Travolta has some good moments.  About one hour into the action, Ray studies the extraordinary work and unique style of French Impressionist Claude Monet so that he can forge a classic Monet painting on display in Boston.  A friend of mine viewed a Monet in a Paris museum.  He told me that no photos were allowed to be taken of it and the atmosphere in the room in which the Monet hung was very reverential.  He himself was in awe of Monet's genius.  He said, "It was like he deconstructed light."  John Travolta was quite good as Ray trying to enter the mind and soul of Monet in order to capture and copy his painting style.  Ray's forgery is exceptional.  But if Ray's art forgery is known to be so exceptional, why did he hang with those low-level crooks?  Earlier in his life, why didn't he take his skills and upgrade his life doing artwork for a Boston ad agency, a noted area theatre company or a magazine?  I wonder if the screenwriter thought about that.
Travolta's scenes with Tye Sheridan as his ailing son were all heartfelt.  I wonder if the actor drew emotionally on his relationship his late son for truth in those scenes.  Screen veteran Christopher Plummer stars as the grandfather.  Captain von Trapp from The Sound of Music drops the F-bomb a few times in this movie.  As usual, Plummer is fun to watch although there's little for him to do but act crusty.  Father, son and grandfather bond when all three are involved in the Monet painting art heist.

That sequence tickled me a bit.  Christopher Plummer, cool dude that he is, turned 85 last year.  For the late night art heist scenes in the art museum, he's dressed all in black like he's in Ocean's Eleven.  Who brings an 80-something guy along to be part of a complicated art heist in a huge museum late at night?  Find a Monet?  Yeah, but first let him find a men's room so he can urinate frequently.  He's 80-something, for goodness sake!  And what if security guards enter and they have to run?  Heck, I'm surprised Granddad could even stay awake after 10pm to pull off that art museum job.

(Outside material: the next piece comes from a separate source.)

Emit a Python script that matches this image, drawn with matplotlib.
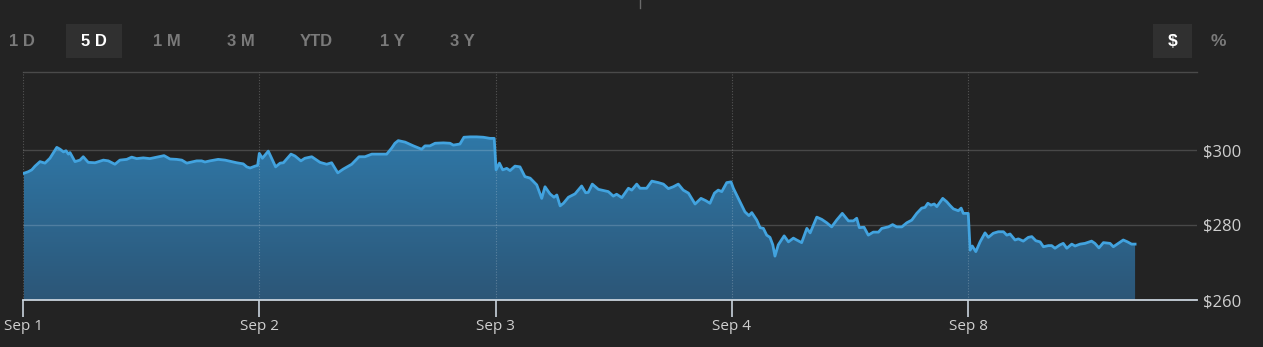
import matplotlib
matplotlib.use("Agg")
import matplotlib.pyplot as plt
import matplotlib.patches as mpatches
from matplotlib.colors import LinearSegmentedColormap
import numpy as np

# ---- data (time in trading days since Sep 1 open, price in $) ----
day_labels = ["Sep 1", "Sep 2", "Sep 3", "Sep 4", "Sep 8"]
price_ticks = [260, 280, 300]
price_tick_labels = ["$260", "$280", "$300"]
range_buttons = ["1 D", "5 D", "1 M", "3 M", "YTD", "1 Y", "3 Y"]
active_range = "5 D"

t = [0.004, 0.022, 0.037, 0.051, 0.072, 0.093, 0.114, 0.143, 0.157, 0.171,
     0.182, 0.192, 0.199, 0.220, 0.241, 0.255, 0.276, 0.305, 0.340, 0.361,
     0.389, 0.410, 0.439, 0.460, 0.481, 0.509, 0.537, 0.566, 0.597, 0.622,
     0.650, 0.672, 0.693, 0.714, 0.735, 0.756, 0.770, 0.791, 0.826, 0.855,
     0.876, 0.904, 0.932, 0.947, 0.961, 0.982, 0.993, 1.000, 1.013, 1.038,
     1.052, 1.069, 1.088, 1.102, 1.134, 1.151, 1.176, 1.193, 1.222, 1.236,
     1.257, 1.285, 1.306, 1.332, 1.355, 1.391, 1.422, 1.447, 1.476, 1.504,
     1.539, 1.560, 1.574, 1.588, 1.617, 1.652, 1.687, 1.701, 1.722, 1.744,
     1.779, 1.807, 1.821, 1.849, 1.866, 1.892, 1.920, 1.948, 1.976, 1.994,
     2.002, 2.016, 2.030, 2.047, 2.061, 2.082, 2.103, 2.124, 2.146, 2.174,
     2.195, 2.209, 2.230, 2.247, 2.259, 2.273, 2.287, 2.308, 2.336, 2.364,
     2.381, 2.392, 2.409, 2.435, 2.463, 2.477, 2.498, 2.512, 2.534, 2.562,
     2.576, 2.597, 2.611, 2.639, 2.661, 2.689, 2.710, 2.731, 2.752, 2.773,
     2.794, 2.816, 2.844, 2.869, 2.889, 2.907, 2.926, 2.942, 2.957, 2.978,
     2.996, 3.006, 3.027, 3.055, 3.072, 3.084, 3.105, 3.119, 3.133, 3.147,
     3.161, 3.173, 3.182, 3.196, 3.221, 3.239, 3.260, 3.274, 3.295, 3.317,
     3.331, 3.359, 3.380, 3.401, 3.422, 3.443, 3.467, 3.493, 3.514, 3.528,
     3.539, 3.559, 3.577, 3.598, 3.620, 3.634, 3.662, 3.680, 3.697, 3.719,
     3.740, 3.761, 3.782, 3.803, 3.817, 3.829, 3.842, 3.856, 3.867, 3.892,
     3.909, 3.923, 3.937, 3.958, 3.970, 3.979, 4.000, 4.008, 4.017, 4.032,
     4.050, 4.071, 4.085, 4.106, 4.127, 4.149, 4.163, 4.177, 4.198, 4.212,
     4.233, 4.254, 4.269, 4.286, 4.304, 4.318, 4.339, 4.353, 4.367, 4.388,
     4.402, 4.417, 4.438, 4.452, 4.473, 4.494, 4.522, 4.536, 4.553, 4.572,
     4.600, 4.614, 4.635, 4.656, 4.674, 4.691, 4.706]

price = [293.8, 294.2, 294.7, 295.7, 296.9, 296.5, 297.8, 300.7, 300.2, 299.5,
         299.8, 298.9, 299.3, 296.9, 297.3, 298.2, 296.7, 296.6, 297.3, 297.1,
         296.2, 297.3, 297.5, 298.1, 297.7, 297.9, 297.7, 298.1, 298.5, 297.6,
         297.5, 297.3, 296.5, 296.8, 297.1, 297.1, 296.8, 297.1, 297.5, 297.3,
         297.0, 296.6, 296.3, 295.5, 295.2, 295.7, 295.9, 299.1, 297.8, 299.7,
         297.8, 295.5, 296.5, 296.6, 298.9, 298.4, 297.1, 297.8, 298.2, 297.6,
         296.7, 296.2, 296.6, 293.9, 294.9, 296.2, 298.2, 298.2, 298.9, 298.9,
         298.9, 300.5, 301.8, 302.5, 302.1, 301.1, 300.2, 301.1, 301.1, 301.8,
         301.9, 301.8, 301.3, 301.6, 303.4, 303.5, 303.5, 303.4, 303.1, 303.1,
         294.7, 296.5, 294.7, 295.1, 294.5, 295.7, 295.5, 292.9, 292.5, 290.7,
         287.1, 290.2, 288.3, 287.4, 288.0, 285.1, 285.8, 287.4, 288.3, 290.4,
         288.6, 288.7, 290.9, 289.5, 289.1, 288.9, 287.7, 288.2, 287.3, 289.8,
         289.3, 290.9, 289.8, 289.8, 291.7, 291.3, 290.9, 289.7, 290.2, 290.9,
         289.3, 288.5, 285.6, 287.1, 286.5, 285.8, 288.5, 289.3, 288.9, 291.3,
         291.5, 289.8, 287.1, 283.5, 282.5, 283.3, 281.3, 279.3, 279.1, 277.3,
         276.7, 274.7, 271.7, 274.7, 277.1, 275.5, 276.5, 276.0, 275.3, 279.1,
         277.9, 282.1, 281.5, 280.6, 279.5, 281.3, 283.1, 281.1, 281.1, 281.8,
         279.3, 279.4, 277.3, 278.1, 278.1, 279.1, 279.5, 280.1, 279.5, 279.5,
         280.6, 281.3, 283.1, 284.5, 284.7, 285.8, 285.3, 285.6, 284.9, 287.1,
         286.2, 285.2, 284.3, 283.8, 284.5, 283.1, 283.1, 273.3, 274.4, 272.9,
         275.5, 277.9, 276.7, 277.8, 278.2, 278.2, 277.3, 277.6, 276.0, 276.3,
         275.7, 276.7, 276.9, 275.8, 275.5, 274.2, 274.5, 274.5, 273.8, 274.7,
         275.1, 273.8, 274.9, 274.4, 274.9, 275.1, 275.7, 275.1, 273.9, 275.3,
         275.1, 274.2, 275.1, 276.0, 275.5, 274.9, 274.9]

# ---- styling ----
W, H = 1263, 347
BG = "#232323"
LINE = "#42a3df"
GRID = "#4a4a4a"
TXT = "#cfcfcf"

fig = plt.figure(figsize=(W / 100, H / 100), dpi=100, facecolor=BG)
ax = fig.add_axes([23 / W, 47 / H, 1174 / W, 228 / H], facecolor=BG)

ymin, ymax = 260, 320.8
xmax = 4.968
ax.set_xlim(0, xmax)
ax.set_ylim(ymin, ymax)

t_arr = np.array(t)
p_arr = np.array(price)

# gradient fill under the line
poly = ax.fill_between(t_arr, p_arr, ymin, color="none", lw=0, zorder=2)
cmap = LinearSegmentedColormap.from_list("g", ["#2c5677", "#2f79a9"])
grad = np.linspace(0, 1, 256).reshape(-1, 1)
im = ax.imshow(grad, extent=[0, xmax, ymin, 305], origin="lower", aspect="auto",
               cmap=cmap, zorder=2)
path = poly.get_paths()[0]
im.set_clip_path(path, transform=ax.transData)

ax.plot(t_arr, p_arr, color=LINE, lw=2.0, zorder=4, solid_joinstyle="round")

# grid (semi-transparent so it reads lighter over the fill)
for y in price_ticks[1:]:
    ax.axhline(y, color="white", alpha=0.17, lw=1.0, zorder=3)
for d in range(len(day_labels)):
    ax.axvline(d, color="white", alpha=0.22, lw=0.8, ls=(0, (1, 1.5)), zorder=3)

for s in ["left", "right"]:
    ax.spines[s].set_visible(False)
ax.spines["top"].set_color(GRID)
ax.spines["top"].set_linewidth(1.0)
ax.spines["bottom"].set_color("#c9d3dc")
ax.spines["bottom"].set_linewidth(1.3)
ax.spines["bottom"].set_zorder(5)

ax.set_xticks(range(len(day_labels)))
ax.set_xticklabels(day_labels)
ax.tick_params(axis="x", length=12, width=1.2, color="#c9d3dc", colors=TXT,
               labelsize=11, pad=2)
for lab in ax.get_xticklabels():
    lab.set_family("Open Sans")
    lab.set_color(TXT)

ax.yaxis.tick_right()
ax.set_yticks(price_ticks)
ax.set_yticklabels(price_tick_labels)
ax.tick_params(axis="y", length=0, pad=4, labelsize=12, colors=TXT)
for lab in ax.get_yticklabels():
    lab.set_family("Open Sans")

# ---- top buttons ----
btn_x = [22, 94, 167, 241, 316, 392, 462]
for lbl, cx in zip(range_buttons, btn_x):
    if lbl == active_range:
        fig.patches.append(mpatches.Rectangle((66 / W, 1 - 58 / H), 56 / W, 34 / H,
                                              transform=fig.transFigure,
                                              facecolor="#303030", edgecolor="none"))
        col = "#ffffff"
    else:
        col = "#7a7a7a"
    fig.text(cx / W, 1 - 41 / H, lbl, ha="center", va="center", color=col,
             fontsize=12, fontweight="bold", family="Liberation Sans")

fig.patches.append(mpatches.Rectangle((1153 / W, 1 - 58 / H), 39 / W, 34 / H,
                                      transform=fig.transFigure,
                                      facecolor="#303030", edgecolor="none"))
fig.text(1172.5 / W, 1 - 41 / H, "$", ha="center", va="center", color="#ffffff",
         fontsize=12.5, fontweight="bold", family="Liberation Sans")
fig.text(1218 / W, 1 - 41 / H, "%", ha="center", va="center", color="#7a7a7a",
         fontsize=12.5, fontweight="bold", family="Liberation Sans")

# small marker at top centre
fig.add_artist(plt.Line2D([640 / W, 640 / W], [1, 1 - 8 / H], color="#6a6a6a",
                          lw=1, transform=fig.transFigure))

fig.savefig("out.png", dpi=100, facecolor=BG)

Here's a trailer from The Forger starring John Travolta and Christopher Plummer.
The son has three wishes -- one is to meet his mother.  Ray hasn't been the best father and he's painfully aware, because of his son's illness, that time is fleeting and it's also precious.  Travolta's performance is fine in this drama that just average.  The Forger opens April 24th nationally and can be viewed On Demand.

If you want to see one of the rare movies in which John Travolta plays a cop on a case, I've got a DVD rental tip for you.  He made a crime drama based on true life, notorious murder case. The film was never released nationally.  I don't know what happened.  It was made and screened at one arthouse movie theater in New York City for a week or two.  Travolta starred as a New York detective in the 1950s and his partner was played by James Gandolfini during his years of fame on The Sopranos. 
 In LONELY HEARTS, the two homicide detectives are on the trail of Martha Beck and her lover, Raymond Fernandez.  They were known as "The Lonely Hearts Killers" because they found their victims through personal ads.  The two serial killers were played in a 1969 black and white, low budget  indie movie that I highly recommend.  The Honeymoon Killers boasted a blazingly good performance from Shirley Stoler as Martha (Stoler was full-figured like Beck) and Tony Lo Bianco as Ray.
Salma Hayek isn't plus-sized like the real murderess, but she's so bat-shit crazy and sexually uninhibited as Martha in Lonely Hearts that she practically sets the screen on fire.  She's lovely and lethal.  Her con man lover is played by Jared Leto.  I thought he was really good as Ray.  Jared Leto now has an Oscar for Best Supporting Actor (winning for 2013's Dallas Buyers Club).  Here's a Lonely Hearts trailer.
Lonely Hearts is worth a look and it's better than The Forger.  It's available on DVD.